Roasted Red Pepper Pizza with Fontina Cheese and Balsamic Glaze

My friend Emilie is here tonight and we are making pizza. I had this on the menu, but we hadn’t made it yet, so we are trying it tonight. Can I just say that Fontina cheese is soooo good?! It is definitely worth the $6 you will pay for 8 oz. Seriously. We are also making a taco pizza and chicken barbecue (see earlier blog posts). Both delicious. We are just waiting for Andrea to get here. But she may be eating cold pizza at this point!

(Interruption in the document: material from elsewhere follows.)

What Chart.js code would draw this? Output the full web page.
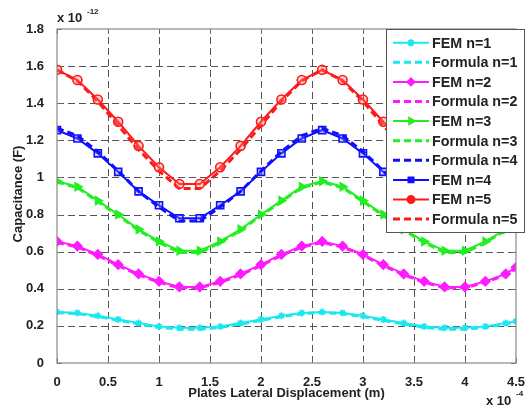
<!DOCTYPE html>
<html>
<head>
<meta charset="utf-8">
<script src="https://cdn.jsdelivr.net/npm/chart.js@4"></script>
<style>
  html, body { margin: 0; padding: 0; background: #fff; }
  #wrap { width: 529px; height: 408px; }
</style>
</head>
<body>
<div id="wrap"><canvas id="grafico"></canvas></div>
<script>
// desplazamiento lateral (x 10^-4 m)
const desplazamiento = [0, 0.2, 0.4, 0.6, 0.8, 1.0, 1.2, 1.4, 1.6, 1.8, 2.0, 2.2, 2.4, 2.6, 2.8, 3.0, 3.2, 3.4, 3.6, 3.8, 4.0, 4.2, 4.4, 4.5];
const ticksX = [0, 0.5, 1, 1.5, 2, 2.5, 3, 3.5, 4, 4.5];
const ticksY = [0, 0.2, 0.4, 0.6, 0.8, 1, 1.2, 1.4, 1.6, 1.8];

// capacitancia (x 10^-12 F)
const femN1 = [0.275, 0.27, 0.255, 0.235, 0.215, 0.197, 0.19, 0.19, 0.197, 0.215, 0.235, 0.255, 0.27, 0.275, 0.27, 0.255, 0.235, 0.215, 0.197, 0.19, 0.19, 0.197, 0.215, 0.225];
const formulaN1 = [0.272, 0.266, 0.25, 0.23, 0.21, 0.192, 0.182, 0.182, 0.192, 0.21, 0.23, 0.25, 0.266, 0.272, 0.266, 0.25, 0.23, 0.21, 0.192, 0.182, 0.182, 0.192, 0.21, 0.22];
const femN2 = [0.655, 0.63, 0.585, 0.53, 0.48, 0.44, 0.41, 0.41, 0.44, 0.48, 0.53, 0.585, 0.63, 0.655, 0.63, 0.585, 0.53, 0.48, 0.44, 0.41, 0.41, 0.44, 0.48, 0.515];
const formulaN2 = [0.65, 0.625, 0.58, 0.525, 0.475, 0.435, 0.405, 0.405, 0.435, 0.475, 0.525, 0.58, 0.625, 0.65, 0.625, 0.58, 0.525, 0.475, 0.435, 0.405, 0.405, 0.435, 0.475, 0.51];
const femN3 = [0.98, 0.95, 0.875, 0.8, 0.72, 0.655, 0.605, 0.605, 0.655, 0.72, 0.8, 0.875, 0.95, 0.98, 0.95, 0.875, 0.8, 0.72, 0.655, 0.605, 0.605, 0.655, 0.72, 0.76];
const formulaN3 = [0.975, 0.945, 0.87, 0.795, 0.715, 0.65, 0.595, 0.595, 0.65, 0.715, 0.795, 0.87, 0.945, 0.975, 0.945, 0.87, 0.795, 0.715, 0.65, 0.595, 0.595, 0.65, 0.715, 0.755];
const formulaN4 = [1.265, 1.225, 1.14, 1.035, 0.925, 0.84, 0.765, 0.765, 0.84, 0.925, 1.035, 1.14, 1.225, 1.265, 1.225, 1.14, 1.035, 0.925, 0.84, 0.765, 0.765, 0.84, 0.925, 0.98];
const femN4 = [1.255, 1.21, 1.13, 1.03, 0.925, 0.85, 0.78, 0.78, 0.85, 0.925, 1.03, 1.13, 1.21, 1.255, 1.21, 1.13, 1.03, 0.925, 0.85, 0.78, 0.78, 0.85, 0.925, 0.98];
const femN5 = [1.58, 1.525, 1.42, 1.3, 1.17, 1.055, 0.965, 0.965, 1.055, 1.17, 1.3, 1.42, 1.525, 1.58, 1.525, 1.42, 1.3, 1.17, 1.055, 0.965, 0.965, 1.055, 1.17, 1.235];
const formulaN5 = [1.58, 1.52, 1.41, 1.28, 1.15, 1.035, 0.94, 0.94, 1.035, 1.15, 1.28, 1.41, 1.52, 1.58, 1.52, 1.41, 1.28, 1.15, 1.035, 0.94, 0.94, 1.035, 1.15, 1.215];

const etiquetas = ["FEM n=1", "Formula n=1", "FEM n=2", "Formula n=2", "FEM n=3", "Formula n=3", "Formula n=4", "FEM n=4", "FEM n=5", "Formula n=5"];

const CYAN = "#19e8f0";
const MAGENTA = "#ff1aff";
const VERDE = "#22ee22";
const AZUL = "#1010ff";
const ROJO = "#ff1a1a";

function puntos(valores) {
  return desplazamiento.map((x, i) => ({ x: x, y: valores[i] }));
}

function fem(label, valores, color, estilo, radio, rot, relleno) {
  return {
    label: label,
    data: puntos(valores),
    borderColor: color,
    backgroundColor: relleno || color,
    borderWidth: 2,
    pointStyle: estilo,
    pointRadius: radio,
    pointRotation: rot || 0,
    pointBorderColor: color,
    pointBorderWidth: 1.6,
    pointBackgroundColor: relleno || color,
    tension: 0,
    fill: false
  };
}

function formula(label, valores, color) {
  return {
    label: label,
    data: puntos(valores),
    borderColor: color,
    backgroundColor: color,
    borderWidth: 3,
    borderDash: [7, 4],
    pointRadius: 0,
    tension: 0,
    fill: false
  };
}

const fuente = "'Liberation Sans', Arial, sans-serif";

// rejilla discontinua estilo matlab
const rejilla = {
  id: "rejilla",
  beforeDatasetsDraw(chart) {
    const ctx = chart.ctx;
    const a = chart.chartArea;
    const sx = chart.scales.x;
    const sy = chart.scales.y;
    ctx.save();
    ctx.strokeStyle = "#555";
    ctx.lineWidth = 1;
    ctx.setLineDash([7, 4]);
    ticksX.forEach(v => {
      const px = Math.round(sx.getPixelForValue(v)) + 0.5;
      if (px <= a.left + 1 || px >= a.right - 1) return;
      ctx.beginPath();
      ctx.moveTo(px, a.bottom);
      ctx.lineTo(px, a.top);
      ctx.stroke();
    });
    ticksY.forEach(v => {
      const py = Math.round(sy.getPixelForValue(v)) + 0.5;
      if (py <= a.top + 1 || py >= a.bottom - 1) return;
      ctx.beginPath();
      ctx.moveTo(a.left, py);
      ctx.lineTo(a.right, py);
      ctx.stroke();
    });
    // marcas cortas hacia dentro
    ctx.setLineDash([]);
    ctx.strokeStyle = "#666";
    ticksX.forEach(v => {
      const px = Math.round(sx.getPixelForValue(v)) + 0.5;
      ctx.beginPath();
      ctx.moveTo(px, a.bottom);
      ctx.lineTo(px, a.bottom - 5);
      ctx.moveTo(px, a.top);
      ctx.lineTo(px, a.top + 5);
      ctx.stroke();
    });
    ticksY.forEach(v => {
      const py = Math.round(sy.getPixelForValue(v)) + 0.5;
      ctx.beginPath();
      ctx.moveTo(a.left, py);
      ctx.lineTo(a.left + 5, py);
      ctx.moveTo(a.right, py);
      ctx.lineTo(a.right - 5, py);
      ctx.stroke();
    });
    ctx.restore();
  }
};

const decoracion = {
  id: "decoracion",
  afterDraw(chart) {
    const ctx = chart.ctx;
    const a = chart.chartArea;
    ctx.save();
    // marco
    ctx.strokeStyle = "#8a8a8a";
    ctx.lineWidth = 1.2;
    ctx.setLineDash([]);
    ctx.strokeRect(a.left, a.top, a.right - a.left, a.bottom - a.top);

    // titulos de ejes
    ctx.fillStyle = "#222";
    ctx.font = "bold 13px " + fuente;
    ctx.textAlign = "center";
    ctx.textBaseline = "middle";
    ctx.fillText("Plates Lateral Displacement (m)", (a.left + a.right) / 2, 393);
    ctx.save();
    ctx.translate(18, 194);
    ctx.rotate(-Math.PI / 2);
    ctx.fillText("Capacitance (F)", 0, 0);
    ctx.restore();

    // exponentes
    ctx.textAlign = "left";
    ctx.textBaseline = "alphabetic";
    ctx.font = "bold 13px " + fuente;
    ctx.fillText("x 10", 57, 22);
    ctx.font = "bold 8px " + fuente;
    ctx.fillText("-12", 87, 14);
    ctx.font = "bold 13px " + fuente;
    ctx.fillText("x 10", 486, 405);
    ctx.font = "bold 8px " + fuente;
    ctx.fillText("-4", 516, 396);

    // leyenda
    const lx = 386.5, ly = 29.5, lw = 138, lh = 203;
    ctx.fillStyle = "#fff";
    ctx.fillRect(lx, ly, lw, lh);
    ctx.strokeStyle = "#555";
    ctx.lineWidth = 1;
    ctx.strokeRect(lx, ly, lw, lh);
    chart.data.datasets.forEach((ds, i) => {
      const y = 42.7 + i * 19.6;
      ctx.strokeStyle = ds.borderColor;
      ctx.lineWidth = ds.borderWidth;
      ctx.setLineDash(ds.borderDash || []);
      ctx.beginPath();
      ctx.moveTo(393, y);
      ctx.lineTo(429, y);
      ctx.stroke();
      ctx.setLineDash([]);
      if (ds.pointRadius > 0) {
        ctx.fillStyle = ds.borderColor;
        ctx.strokeStyle = ds.borderColor;
        Chart.helpers.drawPoint(ctx, {
          pointStyle: ds.pointStyle,
          radius: Math.min(ds.pointRadius, 3.5),
          rotation: ds.pointRotation,
          borderWidth: 1.5
        }, 411, y);
      }
      ctx.fillStyle = "#222";
      ctx.font = "bold 14.3px " + fuente;
      ctx.textAlign = "left";
      ctx.textBaseline = "middle";
      ctx.fillText(ds.label, 432, y + 1);
    });
    ctx.restore();
  }
};

const ctx = document.getElementById("grafico").getContext("2d");
const chart = new Chart(ctx, {
  type: "line",
  data: {
    datasets: [
      fem(etiquetas[0], femN1, CYAN, "star", 3.5),
      formula(etiquetas[1], formulaN1, CYAN),
      fem(etiquetas[2], femN2, MAGENTA, "rectRot", 4.5),
      formula(etiquetas[3], formulaN2, MAGENTA),
      fem(etiquetas[4], femN3, VERDE, "triangle", 4.5, 90),
      formula(etiquetas[5], formulaN3, VERDE),
      formula(etiquetas[6], formulaN4, AZUL),
      fem(etiquetas[7], femN4, AZUL, "rect", 5, 0, "rgba(120,120,255,0.35)"),
      fem(etiquetas[8], femN5, ROJO, "circle", 4.5, 0, "rgba(255,120,120,0.35)"),
      formula(etiquetas[9], formulaN5, ROJO)
    ]
  },
  options: {
    responsive: true,
    maintainAspectRatio: false,
    animation: false,
    layout: { padding: { top: 29, right: 7, left: 0, bottom: 0 } },
    plugins: {
      legend: { display: false },
      tooltip: { enabled: false }
    },
    scales: {
      x: {
        type: "linear",
        min: 0,
        max: 4.5,
        afterFit(scale) { scale.height = 45; },
        afterBuildTicks(scale) { scale.ticks = ticksX.map(v => ({ value: v })); },
        ticks: {
          color: "#222",
          font: { family: fuente, size: 13, weight: "bold" },
          padding: 4,
          maxRotation: 0,
          callback: v => String(v)
        },
        grid: { display: false },
        border: { display: false }
      },
      y: {
        min: 0,
        max: 1.8,
        afterFit(scale) { scale.width = 57; },
        afterBuildTicks(scale) { scale.ticks = ticksY.map(v => ({ value: v })); },
        ticks: {
          color: "#222",
          font: { family: fuente, size: 13, weight: "bold" },
          padding: 5,
          callback: v => String(v)
        },
        grid: { display: false },
        border: { display: false }
      }
    }
  },
  plugins: [rejilla, decoracion]
});
</script>
</body>
</html>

Roasted Red Pepper Pizza with Fontina Cheese and Balsamic Glaze

(slightly modified from How Sweet It Is)


  • 1 thin pizza crust (or make your own)
  • 1 tablespoon EVOO (Extra-Virgin Olive Oil)
  • 2 garlic cloves, minced
  • 2 slices bacon (or bacon pieces from the salad section)
  • ¼ cup chopped red onion
  • 2 roasted red peppers, cut into strips
  • 6 ounces freshly grated fontina cheese
  • 2 ounces freshly grated romano cheese
  • 1 cup balsamic vinegar


  1. Preheat oven to 400 degrees F.
  2. Heat a skillet over medium heat. Add bacon and cook until crispy. Remove with a slotted spoon, then add shallots and stir to coat. Cook for about 6 minutes over low heat, or until shallots begin to caramelize. Set aside. While shallots are cooking, make sure that red peppers are patted dry (if from a jar).
  3. Mix olive oil and minced garlic. Using a basting brush, spread over pizza crust. Sprinkle 4 ounces fontina cheese and top with red onion and red peppers. Add remaining fontina and romano cheeses. Top with bacon.
  4. Bake for 12 minutes.
  5. While pizza is baking, heat vinegar in a small saucepan over medium heat. Allow liquid to boil – let simmer 15-20 minutes until reduced to about 1/3 cup. Set aside to cool for at least 10 minutes to thicken. When pizza is finished baking, drizzle glaze on top and serve.

Be very careful about when you start heating the balsamic vinegar. It will harden if you heat it for too long and don’t use it right away.